If modifications can occur at any point in the list, how should the enumeration behave when elements are removed or added near or on the location of the enumeration's current element?
This is certainly doable by creating a custom IEnumerable object with perhaps an integer index, but only if you can control all access to your IList<> object (for locking and maintaining the state of your enumeration). But multithreaded programming is a tricky business under the best of circumstances, and this is a complex probablem.
Forech depends on the fact that the collection will not change. If you want to iterate over a collection that can change, use the normal for construct and be prepared to nondeterministic behavior. Locking might be a better idea, depending on what you're doing.
Default behavior for a simple indexed data structure like a linked list, b-tree, or hash table is to enumerate in order from the first to the last. It would not cause a problem to insert an element in the data structure after the iterator had already past that point or to insert one that the iterator would enumerate once it had arrived, and such an event could be detected by the application and handled if the application required it. To detect a change in the collection and throw an error during enumeration I could only imagine was someone's (bad) idea of doing what they thought the programmer would want. Indeed, Microsoft has fixed their collections to work correctly. They have called their shiny new unbroken collections ConcurrentCollections (System.Collections.Concurrent) in .NET 4.0.
I recently spend some time multip-threading a large application and had a lot of issues with the foreach operating on list of objects shared across threads.

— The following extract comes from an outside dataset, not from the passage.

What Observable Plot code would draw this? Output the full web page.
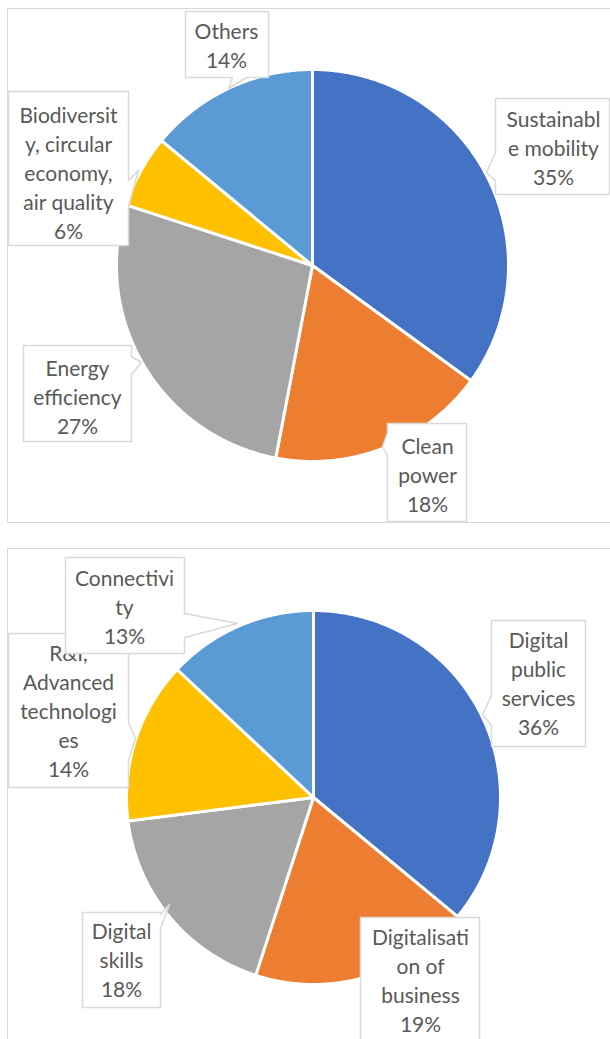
<!DOCTYPE html>
<html>
<head>
<meta charset="utf-8">
<script src="https://cdn.jsdelivr.net/npm/d3@7"></script>
<script src="https://cdn.jsdelivr.net/npm/@observablehq/plot@0.6"></script>
<style>
  html, body { margin: 0; padding: 0; background: #fff; overflow: hidden; width: 610px; height: 1039px; }
  .frame { position: absolute; border: 1.5px solid #D9D9D9; box-sizing: border-box; }
  .chart { position: absolute; left: 0; width: 610px; overflow: hidden; }
</style>
</head>
<body>
<div class="frame" style="left:7px; top:8px; width:700px; height:515px;"></div>
<div class="frame" style="left:7px; top:548px; width:700px; height:600px;"></div>
<div id="c1" class="chart" style="top:0px; height:530px;"></div>
<div id="c2" class="chart" style="top:530px; height:509px;"></div>
<script>
// ---------- DATA ----------
const greenCategories = ["Sustainable mobility", "Clean power", "Energy efficiency", "Biodiversity, circular economy, air quality", "Others"];
const greenValues = [35, 18, 27, 6, 14];
const greenLabelLines = ["Sustainabl\ne mobility", "Clean\npower", "Energy\nefficiency", "Biodiversit\ny, circular\neconomy,\nair quality", "Others"];

const digitalCategories = ["Digital public services", "Digitalisation of business", "Digital skills", "R&I, Advanced technologies", "Connectivity"];
const digitalValues = [36, 19, 18, 14, 13];
const digitalLabelLines = ["Digital\npublic\nservices", "Digitalisati\non of\nbusiness", "Digital\nskills", "R&I,\nAdvanced\ntechnologi\nes", "Connectivi\nty"];

const sliceColors = ["#4472C4", "#ED7D31", "#A5A5A5", "#FFC000", "#5B9BD5"];

// ---------- LAYOUT ----------
const layout1 = {
  top: 0, height: 530, cx: 312, cy: 265, r: 196,
  callouts: [
    {box: [495, 98, 609, 194], tx: 553, ty: 117, ptr: {side: "left", a: 152, b: 180, tip: [486, 172]}},
    {box: [387, 423, 466, 521], tx: 427, ty: 444, ptr: {side: "left", a: 432, b: 455, tip: [382, 446]}},
    {box: [23, 345, 131, 441], tx: 77, ty: 366, ptr: {side: "right", a: 356, b: 374, tip: [141, 362]}},
    {box: [8, 91, 128, 245], tx: 68, ty: 113, ptr: {side: "right", a: 180, b: 206, tip: [138, 170]}},
    {box: [185, 11, 268, 77], tx: 226, ty: 29, ptr: {side: "bottom", a: 232, b: 246, tip: [228, 88]}}
  ]
};
const layout2 = {
  top: 530, height: 509, cx: 313, cy: 797, r: 187,
  callouts: [
    {box: [491, 620, 585, 746], tx: 538, ty: 638, ptr: {side: "left", a: 695, b: 725, tip: [482, 714]}},
    {box: [360, 917, 479, 1060], tx: 420, ty: 935, ptr: null},
    {box: [82, 912, 160, 1007], tx: 121, ty: 929, ptr: {side: "right", a: 914, b: 928, tip: [169, 904]}},
    {box: [8, 633, 128, 787], tx: 68, ty: 651, ptr: {side: "right", a: 722, b: 760, tip: [135, 738]}},
    {box: [65, 557, 184, 653], tx: 124, ty: 576, ptr: {side: "right", a: 613, b: 637, tip: [237, 623]}}
  ]
};

const FONT = "Lato, 'Open Sans', sans-serif";
const FONT_SIZE = 21;
const LINE_PX = 29;

function slicePoints(categories, values, L) {
  const total = d3.sum(values);
  const pts = [];
  let acc = 0;
  categories.forEach((cat, i) => {
    const a0 = acc / total * 2 * Math.PI;
    acc += values[i];
    const a1 = acc / total * 2 * Math.PI;
    pts.push({key: cat, x: L.cx, y: L.cy});
    const n = Math.max(2, Math.ceil((a1 - a0) / 0.008));
    for (let k = 0; k <= n; k++) {
      const a = a0 + (a1 - a0) * k / n;
      pts.push({key: cat, x: L.cx + L.r * Math.sin(a), y: L.cy - L.r * Math.cos(a)});
    }
  });
  return pts;
}

function calloutPoints(c) {
  const [x1, y1, x2, y2] = c.box;
  const p = c.ptr;
  const pts = [[x1, y1]];
  if (p && p.side === "top") pts.push([p.a, y1], p.tip, [p.b, y1]);
  pts.push([x2, y1]);
  if (p && p.side === "right") pts.push([x2, p.a], p.tip, [x2, p.b]);
  pts.push([x2, y2]);
  if (p && p.side === "bottom") pts.push([p.b, y2], p.tip, [p.a, y2]);
  pts.push([x1, y2]);
  if (p && p.side === "left") pts.push([x1, p.b], p.tip, [x1, p.a]);
  return pts.map(([x, y]) => ({x, y}));
}

function drawPie(categories, values, labelLines, L) {
  const marks = [
    Plot.line(slicePoints(categories, values, L), {
      x: "x", y: "y", z: "key", fill: "key", curve: "linear-closed",
      stroke: "white", strokeWidth: 3, strokeLinejoin: "round"
    })
  ];
  categories.forEach((cat, i) => {
    const c = L.callouts[i];
    const lines = labelLines[i] + "\n" + values[i] + "%";
    const nLines = lines.split("\n").length;
    marks.push(Plot.line(calloutPoints(c), {
      x: "x", y: "y", curve: "linear-closed", fill: "white", stroke: "#D9D9D9", strokeWidth: 1.5
    }));
    marks.push(Plot.text([{x: c.tx, y: c.ty + (nLines - 1) * LINE_PX / 2, t: lines}], {
      x: "x", y: "y", text: "t", lineAnchor: "middle", textAnchor: "middle",
      fill: "#595959", fontSize: FONT_SIZE, fontFamily: FONT, lineHeight: LINE_PX / FONT_SIZE
    }));
  });
  return Plot.plot({
    width: 610, height: L.height, margin: 0,
    x: {domain: [0, 610], range: [0, 610], axis: null},
    y: {domain: [L.top, L.top + L.height], range: [0, L.height], axis: null},
    color: {domain: categories, range: sliceColors},
    style: {background: "transparent", overflow: "visible"},
    marks
  });
}

document.getElementById("c1").appendChild(drawPie(greenCategories, greenValues, greenLabelLines, layout1));
document.getElementById("c2").appendChild(drawPie(digitalCategories, digitalValues, digitalLabelLines, layout2));
</script>
</body>
</html>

In many cases you can use the good old for-loop and immediately assign the object to a copy to use inside the loop. Just keep in mind that all threads writing to the objects of your list should write to different data of the objects. Otherwise, use a lock or a copy as the other contributors suggest.
Example:
foreach(var p in Points)
{
// work with p...
}
Can be replaced by:
for(int i = 0; i < Points.Count; i ++)
{
Point p = Points[i];
// work with p...
}
Wrap the list in a locking object for reading and writing. You can even iterate with multiple readers at once if you have a suitable lock, that allows multiple concurrent readers but also a single writer (when there are no readers).
This is something that I've recently had to deal with and to me it really depends on what you're doing with the list.
If you need to use the list at a point in time (given the number of elements currently in it) AND another thread can only ADD to the end of the list, then maybe you just switch out to a FOR loop with a counter. At the point you grab the counter, you're only seeing X numbers of elements in the list. You can walk through the list (while others are adding to the end of it) . . . should not cause a problem.
Now, if the list needs to have items taken OUT of it by other threads, or CLEARED by other threads, then you'll need to implement one of the locking mechanisms mentioned above. Also, you may want to look at some of the newer "concurrent" collection classes (though I don't believe they implement IList - so you may need refactor for a dictionary).